Für die Wiederauferstehung der Orthodoxen Kirche Russlands ist das überzeugendste Symbol die Rekonstruktion der von Stalin gesprengten Christ-Erlöser-Kathedrale in Moskau. Das Gebäude war samt seiner Grundmauern verschwunden. Hier wurde ein riesiges Schwimmbad errichtet, von welchem im Winter ein beheiztes Außenbecken betrieben wurde. In seinen permanenten Nebeln würde der Geist der Kirche sich verstecken und eines Tages wiederkehren.
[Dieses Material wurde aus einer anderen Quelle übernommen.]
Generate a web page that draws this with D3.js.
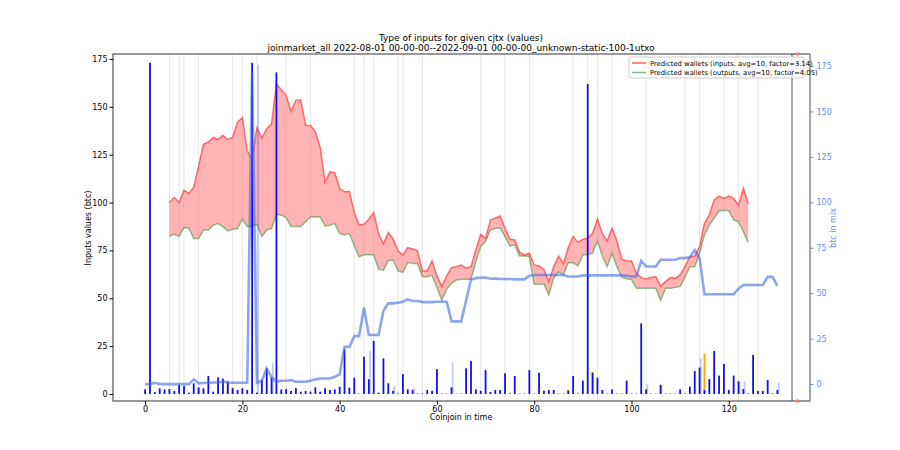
<!DOCTYPE html>
<html><head><meta charset="utf-8">
<script src="https://cdn.jsdelivr.net/npm/d3@7"></script>
<style>body{margin:0;background:#fff}svg{font-family:"DejaVu Sans",sans-serif}</style>
</head><body><svg id="c" width="900" height="450"></svg>
<script>
const titleLines = ["Type of inputs for given cjtx (values)", "joinmarket_all 2022-08-01 00-00-00--2022-09-01 00-00-00_unknown-static-100-1utxo"];
const xTicks = [0,20,40,60,80,100,120];
const yLeftTicks = [0,25,50,75,100,125,150,175];
const yRightTicks = [0,25,50,75,100,125,150,175];
const legendLabels = ["Predicted wallets (inputs, avg=10, factor=3.14)", "Predicted wallets (outputs, avg=10, factor=4.05)"];
const walletStart = 5;
const inputsWallets = [100,102.6,100,106.5,104.7,108,119,130.4,131.6,134,133,135,133,134,142,144.3,127,122.6,139,133.6,138.6,141,162,158.8,156,147.5,153.4,153.7,140.3,140.3,137,128.7,110.4,116,115.6,107.3,105.6,105.7,94.8,88.3,88.7,91.3,94.8,83.8,78.3,84.3,80.9,74.8,72.5,76.5,75.7,74.8,64.3,64.3,69.6,61.7,56.2,61.7,66,66.5,67.4,65.7,66.5,75.2,83.4,81.3,90.9,91.8,93,86.6,80.8,80.5,74,72.6,73.5,67.4,66.9,65.1,58.7,66.5,72,67.9,76.5,82.2,79.2,80.8,81.3,83.9,91.4,83.9,79.9,86.6,79.9,70.4,69.5,69.5,63,60.8,60.1,60.8,61.3,56.4,58.7,60.8,60.4,62.2,66.5,71.8,72.1,77,89.2,93.5,101.4,103.4,102.2,103.4,102.2,98.6,107.5,99.3];
const outputsWallets = [82.3,83.5,82.3,87,86.6,81.2,81.2,85.7,85.7,88.2,89,87.3,85.2,86,86.4,91.3,87.5,87.5,88.7,82.3,85.7,86.4,93.9,93.4,92.2,87.5,87.5,87.5,90,92.5,92.5,92.5,87.8,88.2,89,83.8,83.1,83.8,77.4,71.7,72.7,72.7,72.7,65.2,64.7,69.6,70,64.3,63.5,68.7,68.2,68.2,61.2,61.2,62,55.7,49,54.8,57.8,59.6,59.9,59.9,59.9,69.1,77,79.6,85.7,86.6,86.6,82.2,77.3,77.8,72.1,72.1,71.8,57.3,57.3,57.3,51.7,60.4,63.9,62.2,68.6,68.6,66.9,72.6,73,73.5,79.9,72.1,66.5,73.5,66.5,61,60.1,59.9,55.2,55.2,55.2,55.2,55.2,48.8,55.2,55.2,55.7,56.1,61,66.5,66.5,73.5,83.1,88.3,91.8,95.6,95.8,95.8,90.9,90,84.8,79.2];
const btcInMix = [0,0,0.7,0,0,0,0,0,0,0,2.6,0.4,0.6,0.7,0.9,0.9,1.5,0.9,0.7,0.7,0.7,0.7,172,0.7,1.8,8.6,4,1.3,1.8,1.8,2.2,1.3,1.3,1.3,1.8,2.6,3.1,3.1,3.1,4,5.3,20.5,20.5,26.4,26.4,42,27,27,27,40.4,44.4,44.4,44.8,45.3,46.6,45.7,45.7,45.1,45.1,45.1,45.3,45.3,45.3,34.5,34.5,34.5,46,57.4,58.3,58.6,58.6,58,58,57.8,57.8,57.8,57.6,57.6,57.6,59.6,60,60,60,60,60,60,60,59.2,59.2,59.2,59.8,59.8,59.8,59.8,59.8,59.8,59.8,59.8,59.8,59.6,59.2,59.2,67.8,64.7,64.7,64.7,68.4,68.4,68.4,68.4,69.3,69.3,69.8,73.7,69.3,49.5,49.4,49.4,49.4,49.4,49.4,49.4,52.5,54.5,54.5,54.5,54.5,54.5,59,59,54];
const inputBars = [2.4,173,1,3,2.4,2.6,1.6,4.7,4.2,0.7,5.6,3.3,3,9.4,1.2,8.7,8,6.4,3,2.1,3,2.1,173,0.7,7.3,13.4,8.7,168,2.4,2.6,1.6,3,1.2,1.6,1.2,3.5,1.2,3,2.1,2.4,3.8,23.3,3.3,8.5,0.2,19.5,7.7,27.7,0.7,18.6,5.6,1.7,0.3,10.4,2.4,2.1,0.3,0.3,2.1,1.7,13,0.2,0.2,3.5,0.2,0.2,13.4,17.2,2.4,1.7,12.5,1,2.1,2.1,10.8,0.3,9.4,0.2,0.2,12.5,0.2,11.1,1.7,2.1,2.1,0.2,0.2,1.7,9.4,0.3,7,162,11.1,8.5,2.1,0.2,2.4,0.2,0.2,7,0.2,0.2,36.9,2.4,0.2,0.2,4.7,0.2,0.2,0.2,2.4,0.2,3.8,12,13.8,2.1,7.8,22.5,9.6,15.7,2.1,9.6,6.6,2.6,0.3,20.4,1.6,1.6,7.3,0.3,2.1];
const paleBarIdx = [23,26,46,51,55,63,103,114,122,123,130];
const paleBarVal = [172,16,22.6,4.2,3,16.5,5,18.6,6.6,6.6,5.9];
const orangeBarIdx = [11,17,18,87,92,106,115];
const orangeBarVal = [3.6,7,3.4,2.4,11.5,5,21];
const gridIdx = [5,7,8,11,18,20,23,29,34,43,45,47,52,53,57,69,74,79,88,91,93,96,103,111,114,119,122,126];

const svg = d3.select("#c");
const L=113,R=810,T=54,B=401;
const x = d3.scaleLinear().domain([-6.6,136.7]).range([L,R]);
const yL = d3.scaleLinear().domain([-3.66,177.6]).range([B,T]);
const yR = d3.scaleLinear().domain([-9.3,181.6]).range([B,T]);

svg.append("g").selectAll("line").data(gridIdx).join("line")
 .attr("x1",d=>x(d)).attr("x2",d=>x(d)).attr("y1",T).attr("y2",B)
 .attr("stroke","#e6e6e6").attr("stroke-width",1);

const wIdx = inputsWallets.map((d,i)=>i+walletStart);
const area = d3.area().x(i=>x(i)).y0((i)=>yL(outputsWallets[i-walletStart])).y1(i=>yL(inputsWallets[i-walletStart]));
svg.append("path").datum(wIdx).attr("d",area).attr("fill","#ff8080").attr("opacity",0.6);
const line = arr => d3.line().x((d,i)=>x(i+walletStart)).y(d=>yL(d))(arr);
svg.append("path").attr("d",line(inputsWallets)).attr("fill","none").attr("stroke","#ff4040").attr("stroke-opacity",0.75).attr("stroke-width",1.5);
svg.append("path").attr("d",line(outputsWallets)).attr("fill","none").attr("stroke","#2a8a2a").attr("stroke-opacity",0.5).attr("stroke-width",1.5);

const bw=1.8;
svg.append("g").selectAll("rect").data(orangeBarIdx).join("rect")
 .attr("x",d=>x(d)-bw/2).attr("width",bw)
 .attr("y",(d,i)=>yL(orangeBarVal[i])).attr("height",(d,i)=>yL(0)-yL(orangeBarVal[i])).attr("fill","orange");
svg.append("g").selectAll("rect").data(inputBars).join("rect")
 .attr("x",(d,i)=>x(i)-bw/2).attr("width",bw)
 .attr("y",d=>yL(d)).attr("height",d=>yL(0)-yL(d)).attr("fill","#1010ee");
svg.append("g").selectAll("rect").data(paleBarIdx).join("rect")
 .attr("x",d=>x(d)-bw/2+1.2).attr("width",bw)
 .attr("y",(d,i)=>yL(paleBarVal[i])).attr("height",(d,i)=>yL(0)-yL(paleBarVal[i])).attr("fill","#3050ee").attr("opacity",0.3);

svg.append("path").attr("d",d3.line().x((d,i)=>x(i)).y(d=>yR(d))(btcInMix))
 .attr("fill","none").attr("stroke","#4169e1").attr("stroke-opacity",0.6).attr("stroke-width",2.6);

svg.append("rect").attr("x",L).attr("y",T).attr("width",R-L).attr("height",B-T).attr("fill","none").attr("stroke","#333").attr("stroke-width",1);
svg.append("line").attr("x1",R).attr("x2",R).attr("y1",T).attr("y2",B).attr("stroke","#aaa").attr("stroke-width",1.5);
svg.append("line").attr("x1",792).attr("x2",792).attr("y1",T).attr("y2",B).attr("stroke","#555").attr("stroke-width",1);
[T,B].forEach(yy=>svg.append("rect").attr("x",796).attr("y",yy-1.5).attr("width",3).attr("height",3).attr("fill","#f08080"));

const fs=8;
const gx = svg.append("g").attr("transform",`translate(0,${B})`).call(d3.axisBottom(x).tickValues(xTicks).tickSize(3.5).tickPadding(2).tickFormat(d3.format("d")));
const gl = svg.append("g").attr("transform",`translate(${L},0)`).call(d3.axisLeft(yL).tickValues(yLeftTicks).tickSize(3.5).tickPadding(2).tickFormat(d3.format("d")));
const gr = svg.append("g").attr("transform",`translate(${R},0)`).call(d3.axisRight(yR).tickValues(yRightTicks).tickSize(3.5).tickPadding(3).tickFormat(d3.format("d")));
[gx,gl,gr].forEach(g=>{g.select(".domain").remove();g.selectAll("text").attr("font-size",fs).attr("font-family","DejaVu Sans");});
gr.selectAll("text").attr("fill","#6b8be8");gr.selectAll("line").attr("stroke","#6b8be8");

svg.append("text").attr("x",461).attr("y",41).attr("text-anchor","middle").attr("font-size",9).text(titleLines[0]);
svg.append("text").attr("x",461).attr("y",51).attr("text-anchor","middle").attr("font-size",9).text(titleLines[1]);
svg.append("text").attr("x",461).attr("y",420).attr("text-anchor","middle").attr("font-size",8).text("Coinjoin in time");
svg.append("text").attr("transform","translate(91,228) rotate(-90)").attr("text-anchor","middle").attr("font-size",8).text("Inputs values (btc)");
svg.append("text").attr("transform","translate(836,228) rotate(-90)").attr("text-anchor","middle").attr("font-size",8).attr("fill","#6b8be8").text("btc in mix");

const lg = svg.append("g");
lg.append("rect").attr("x",629).attr("y",57).attr("width",175).attr("height",21).attr("fill","#fff").attr("fill-opacity",0.8).attr("stroke","#ccc").attr("rx",2);
const lcol=["#ff6060","#7fbf7f"];
legendLabels.forEach((t,i)=>{
 lg.append("line").attr("x1",632).attr("x2",646).attr("y1",63+i*9.5).attr("y2",63+i*9.5).attr("stroke",lcol[i]).attr("stroke-width",1.5);
 lg.append("text").attr("x",650).attr("y",65.5+i*9.5).attr("font-size",6.8).text(t);
});
</script></body></html>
Das erzählte mir 1969 ein junger Mann, den ich beim Schwimmen in diesem Becken traf.

Heute ist die Kathedrale wieder auferstanden, so, als wäre sie nie weg gewesen. An Feiertagen versammeln sich der Patriarch Russlands, der russische Präsident Putin und die Gläubigen zur gemeinsamen Feier der heiligen Liturgie. Wer das, wie Schacht, gesehen hat, glaubt an die Worte des Vaters Sawwa aus dem Sergius-Dreifaltigkeitskloster, der in einem Interview sagte: „Wir müssen begreifen, dass die Geschichte von Gott geführt wird, nicht von Menschen. Aber wie das geschieht, bleibt sein Geheimnis.“

Würde oder Willkür

Theologische und philosophische Voraussetzungen des Grundgesetzes GEORGIANA, Neue theologische Perspektiven, 3

(Herausgegeben von Thomas A. Seidel und Ulrich Schacht im Auftrag der Evangelischen Bruderschaft St. Georgs-Orden)

Evangelische Verlagsanstalt, Leipzig 2019, 280 Seiten, Paperback, 20,00 Euro, ISBN 978-3-374-05607-1

Mit Beiträgen von Udo Di Fabio, Thibaut de Champris, Wilfried Härle, Benjamin Hasselhorn, Alexander Kyrleschew, Heinrich Oberreuter, Friedemann Richert, Thomas A. Seidel, Ulrich Schacht sowie einem Grußwort von Hildigund Neubert und einem Nachruf auf Ulrich Schacht von Sebastian Kleinschmidt.